The colour palette runs to earth tones, olive, sand, charcoal, deep green and brown, interspersed with the occasional bright technical accent. It is not a head-to-toe black aesthetic, nor is it the neon visibility-gear look of peak outdoor activity. It sits somewhere between the two: muted, layered, practical-looking in a way that is clearly considered.
In its 2026 form, gorpcore has softened and refined. The most current expression is less about stacking the most technical pieces in the most conspicuous way and more about subtle integration: a trail runner with straight-leg denim, a shell jacket worn over a midi skirt, an organic cotton outdoor tee tucked into relaxed trousers. The function is still there. The performativity has quietened.
How to incorporate it without going full mountain rescue
The most reliable approach is to build around one strong anchor piece and let everything else remain relatively conventional. A properly technical jacket, the kind with real weather protection rather than just an outdoorsy silhouette, worn over otherwise simple clothes, introduces gorpcore without requiring a complete wardrobe overhaul. Trail runners with jeans or tailored trousers are possibly the easiest entry point: functional, widely available and genuinely comfortable. The footwear does significant aesthetic work without asking the rest of the outfit to do anything unusual.
The high-low contrast that makes gorpcore most interesting is the styling approach worth borrowing most directly.
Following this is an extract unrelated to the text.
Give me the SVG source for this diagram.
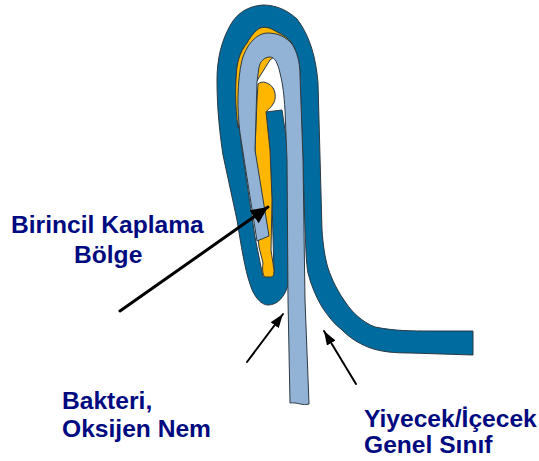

A technical shell over a silk slip dress. Hiking boots with a tailored coat and wide-leg trousers. A fleece zipped over a blazer. These combinations register as intentional rather than accidental, which is the entire point. The outdoor piece provides the utility and the cultural reference; the more dressed-up element prevents the look from reading as functional dressing by default.
Layering is both a practical and an aesthetic principle in gorpcore. A shell over a midlayer fleece over a base layer is not just a response to unpredictable weather: it creates the structured, dimensional silhouette that characterises the aesthetic at its best. In warmer climates, lighter technical fabrics, merino wool, breathable woven nylons, and moisture-wicking base layers achieve the same visual logic without the thermal weight.
Why it has lasted
Fashion trends built on aesthetics alone tend to cycle out. Gorpcore has lasted because it is built on something more durable: the actual performance advantages of the clothes. Technical fabrics genuinely outperform fashion equivalents in comfort, weather resistance and longevity. Trail runners are better for your feet than flat-soled fashion shoes. A well-made shell jacket from an outdoor brand will outlast multiple seasons of trend-led outerwear.
The sustainability dimension has also given gorpcore a values alignment that other trends lack. Durability over disposability, functional investment over fast fashion, clothes that perform rather than merely signal: these align naturally with a growing consumer preference for buying less and buying better. The aesthetic and the ethics point in the same direction, which is a rare combination in fashion and part of what gives the trend its staying power.